Turkey leads resolution in favor of peaceful protest in Geneva
Emine Kart - ANKARA/GENEVA
AP photoAmid growing global concerns over the deterioration of civil rights and freedoms, the Turkish government has led a resolution favoring people’s right to peaceful protest at the U.N. Human Rights Council (URC), prompting a leading human rights organization to call on Ankara to harmonize its national level of implementation with its acts in the international field.
The resolution on the promotion and protection of human rights in the context of peaceful protest was adopted late last week by the HRC during their 31st session in Geneva. The resolution was the third adopted by the HRC in an initiative led by a core group of Switzerland, Turkey and Costa Rica. It is the “core group” of states which initiate, draft and table resolutions for adoption, thus Turkey was among those who initiated the resolution.
While speaking with Hürriyet Daily News, a civil society advocate group underlined that the Turkish government had been involved in the core group drafting the resolution back in June 2011, long before the anti-government Gezi Park protests in the summer of 2013.
“We welcome Turkey’s leadership at the U.N. to steer through this important resolution on human rights in protest, but this lies in stark contrast to the deterioration in respect for fundamental freedoms at the national level,” Thomas Hughes, the executive director of London-based free speech and human rights organization Article 19, told the Daily News on March 30.
“We would welcome Turkey now taking a leading role in implementing the U.N. guidance it commissioned by ensuring that its domestic laws and practices relating to protest are brought into compliance with international human rights law,” Hughes added.
The resolution enjoyed the co-sponsorship of 60 states and was adopted by a vote with increased support compared to two years ago.
“Crucially, the adopted resolution shows significant international support for efforts towards the domestic implementation of the special procedures’ report. Specifically, the resolution praises the special rapporteurs’ report as a useful tool for states fulfilling their international human rights law obligations and commitments, suggesting that the recommendations be operationalized in domestic laws, procedures and practices. It encourages the full and effective participation of all stakeholders, including civil society, in any follow-up to the report,” Article 19 said in a separate statement concerning the adoption of the resolution, which it welcomed.
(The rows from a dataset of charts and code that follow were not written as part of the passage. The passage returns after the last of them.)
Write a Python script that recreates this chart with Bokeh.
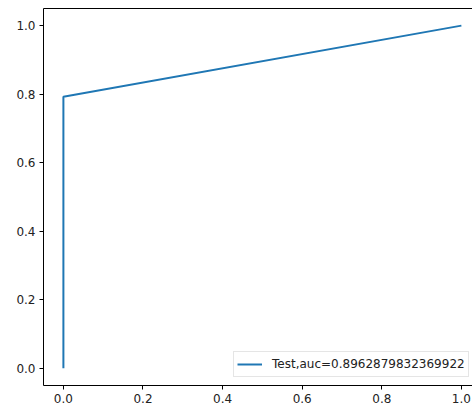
from bokeh.plotting import figure
from bokeh.models import LinearAxis, FixedTicker, PrintfTickFormatter, Range1d
from bokeh.embed import file_html
from bokeh.resources import INLINE

fpr = [0.0, 0.0, 1.0]
tpr = [0.0, 0.7925759664739844, 1.0]
auc = 0.8962879832369922
label = "Test,auc=" + str(auc)
ticks = [0.0, 0.2, 0.4, 0.6, 0.8, 1.0]

p = figure(width=472, height=407, output_backend="svg", toolbar_location=None,
           x_range=Range1d(-0.05, 1.0279), y_range=Range1d(-0.05, 1.05),
           min_border_left=43, min_border_top=8, min_border_right=0, min_border_bottom=22,
           x_axis_location=None, y_axis_location=None)
p.outline_line_color = None
p.grid.visible = False

xa = LinearAxis(ticker=FixedTicker(ticks=ticks), formatter=PrintfTickFormatter(format="%.1f"))
ya = LinearAxis(ticker=FixedTicker(ticks=ticks), formatter=PrintfTickFormatter(format="%.1f"))
for ax in (xa, ya):
    ax.major_tick_in = 0
    ax.major_tick_out = 4
    ax.minor_tick_line_color = None
    ax.axis_line_color = "black"
    ax.major_tick_line_color = "black"
    ax.major_label_text_font = "DejaVu Sans"
    ax.major_label_text_font_size = "12px"
    ax.major_label_text_color = "#222222"
    ax.major_label_standoff = 4
p.add_layout(xa, "below")
p.add_layout(ya, "left")

top = LinearAxis(ticker=FixedTicker(ticks=[]), major_tick_in=0, major_tick_out=0,
                 minor_tick_line_color=None, major_label_text_font_size="0px",
                 major_label_standoff=0, axis_line_color="black")
p.add_layout(top, "above")

p.line(fpr, tpr, line_color="#1f77b4", line_width=2, legend_label=label)

lg = p.legend[0]
lg.location = (190, 8)
lg.label_text_font = "DejaVu Sans"
lg.label_text_font_size = "12px"
lg.label_text_color = "#222222"
lg.border_line_color = "#cccccc"
lg.padding = 3
lg.margin = 0
lg.glyph_width = 25
lg.glyph_height = 18
lg.label_height = 18
lg.label_standoff = 10
lg.background_fill_alpha = 0.8

open("out.html", "w").write(file_html(p, INLINE))
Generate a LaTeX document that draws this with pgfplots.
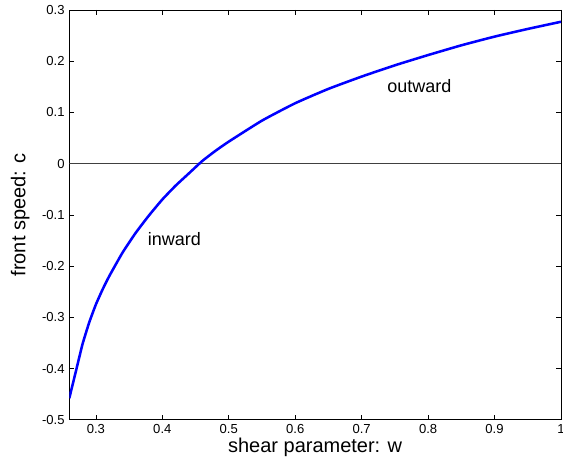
\documentclass[border=0pt]{standalone}
\usepackage{fontspec}
\setmainfont{Liberation Sans}
\usepackage{pgfplots}
\pgfplotsset{compat=1.18}
\begin{document}
\begin{tikzpicture}
\begin{axis}[
  scale only axis,
  width=369pt, height=307.5pt,
  xmin=0.26, xmax=1, ymin=-0.5, ymax=0.3,
  xtick={0.3,0.4,...,1.0}, ytick={-0.5,-0.4,...,0.3},
  tick align=inside, major tick length=3.5pt,
  tick style={black, line width=0.5pt},
  axis line style={black, line width=0.6pt},
  xticklabel style={font=\fontsize{9.8}{11}\selectfont},
  yticklabel style={font=\fontsize{9.8}{11}\selectfont},
  /pgf/number format/assume math mode=true,
  /pgf/number format/fixed,
  /pgf/number format/precision=1,
  xlabel={shear parameter: w}, ylabel={front speed: c},
  label style={font=\fontsize{15}{17}\selectfont},
  xlabel style={at={(axis description cs:0.5,-0.068)}, anchor=center},
  ylabel style={at={(axis description cs:-0.1,0.5)}, anchor=center},
]
\addplot[black!75, line width=0.6pt, forget plot] coordinates {(0.26,0) (1,0)};
\addplot[blue, line width=1.9pt, smooth, tension=0.3] coordinates {
(0.26,-0.458) (0.27,-0.405) (0.28,-0.352) (0.29,-0.310) (0.30,-0.275)
(0.31,-0.246) (0.32,-0.220) (0.34,-0.174) (0.36,-0.135) (0.38,-0.101)
(0.40,-0.070) (0.42,-0.043) (0.44,-0.019) (0.46,0.005) (0.48,0.025)
(0.50,0.043) (0.55,0.084) (0.60,0.118) (0.65,0.146) (0.70,0.170)
(0.75,0.192) (0.80,0.212) (0.85,0.231) (0.90,0.248) (0.95,0.263) (1.00,0.277)
};
\node[font=\fontsize{13.5}{15}\selectfont] at (axis cs:0.418,-0.147) {inward};
\node[font=\fontsize{13.5}{15}\selectfont] at (axis cs:0.787,0.152) {outward};
\end{axis}
\pgfresetboundingbox
\path (current axis.south west) ++(-52pt,-33.75pt) coordinate (bbA);
\path (current axis.north east) ++(1.5pt,7.5pt) coordinate (bbB);
\useasboundingbox (bbA) rectangle (bbB);
\end{tikzpicture}
\end{document}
Turkey is currently not a member of the HRC council of 47 member states, which are elected by the majority of members of the U.N. General Assembly through a direct and secret ballot. However, it is involved in the work of the HRC via different mechanisms such as the co-sponsorship of draft resolutions or by being a member of core groups tabling resolutions, despite not being able to vote.
Rights groups and the West have regularly criticized Ankara for its track record on human rights, yet the 28-member EU still sealed a deal with Ankara on March 18 to return all migrants and refugees reaching European shores from the Turkish coast.
The EU hopes the migration agreement, badly criticized by rights groups, would give it breathing space as it struggles to control an influx of people fleeing wars and poverty in the Middle East and beyond.